His heart. That is what had come to me earlier. As I drove and prayed the word “heartbeat” came to mind. Don’t laugh, but for some reason I thought of that scene from the movie with Patrick Swayze, Dirty Dancing, where he is trying to teach the clumsy Francis Houseman how to find her rhythm. He places his hand over hers, on his heart, and he says “lubdub, lubdub,” showing her that moving through dance steps is like feeling the beat through your whole body. I think his words were, “it’s a feeling,” and I understood God was wanting us to get His feeling for the world.
I felt like the Lord was telling me that we needed to get in sync with His heartbeat, and until we could do that, we couldn’t move in the right direction. The Word says we’re one body, but the fact is a body has a head. Unless we’re following the leader it doesn’t work. If one foot wants to go right, and the other foot wants to go left, you don’t end up actually going anywhere.
Naturally this thought led to political parties. I’ve heard a lot of that going on lately. People being accused of leaning one direction too far, and it made me wonder if we couldn’t just go straight, following the true compass for our direction. I have always considered myself a Republican, a Conservative Christian, but society had left me lately feeling like a vagabond, like a wanderer, a sojourner searching for my way home. The thing I was discovering was that perhaps the place I had always felt so comfortable wasn’t my home anymore. Perhaps the Lord was leading me to His home.
Democrat and Liberal had always been like dirty words where I came from, and I certainly couldn’t bend on my moral views. Some things the left stood for I couldn’t stand with, but many ways the right was acting didn’t settle right with my spirit. To me, we all had it jacked up, and we had gotten so busy building our own agendas, we forgot the cornerstone that had been laid down. God was calling us back to that foundation, that heartbeat, that place of love we had wandered away from.

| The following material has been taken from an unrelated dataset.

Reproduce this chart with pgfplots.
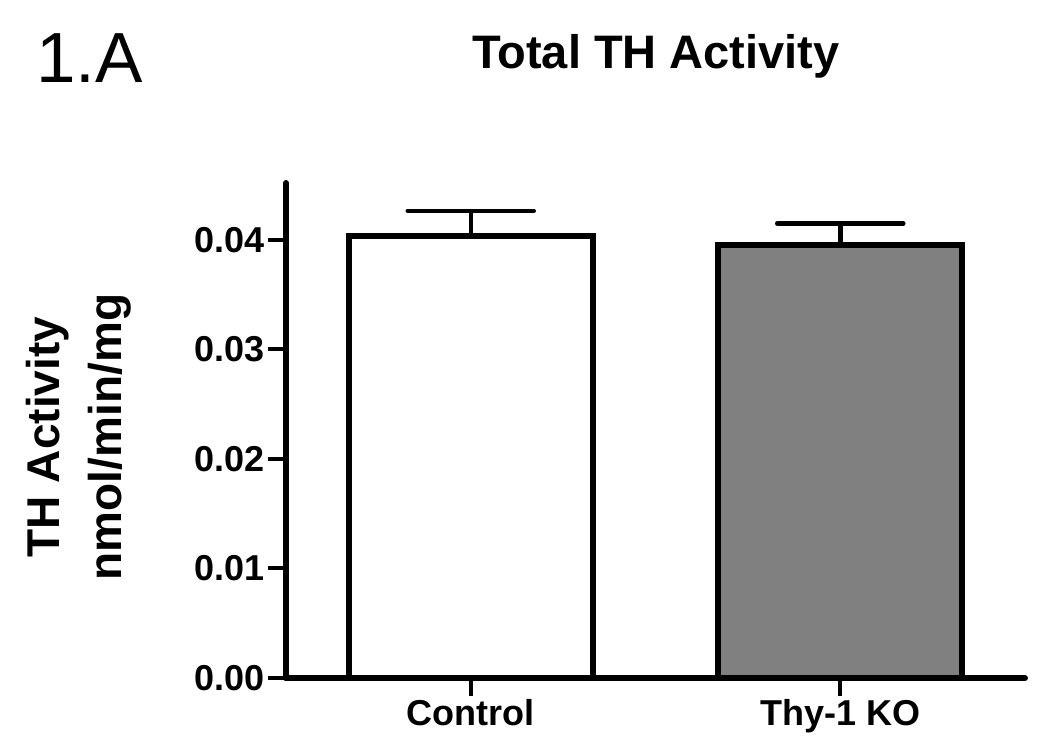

Over the past couple of months I had seen more bickering, more disagreement, and more division than ever before. It’s like the country had two sides, you had to pick which camp you wanted to be a part of, but sadly neither seemed to be a place I’d want to lay my head down at night. I certainly wouldn’t sleep peacefully being a part of either. Then I started to notice other lost children running around in the wilderness in between. Good people, with good hearts, who couldn’t find there place in what the world had become. God was opening the eyes of His children, and once open many of us couldn’t believe what we were seeing. Had we always been blind to how off track we had gotten?
The more I’ve fallen in love with scripture over the past few years, the more I consume the truth therein, the more I see what Jesus wants for His church. One body, unified. His Spirit, in us. Us in Him, seated together with the Father in Heavenly places. Not just after we die, but now, while we wait for His return. We have been commissioned to draw all people to His table, but we forgot that along the way. Instead we decided to throw our own dinner party.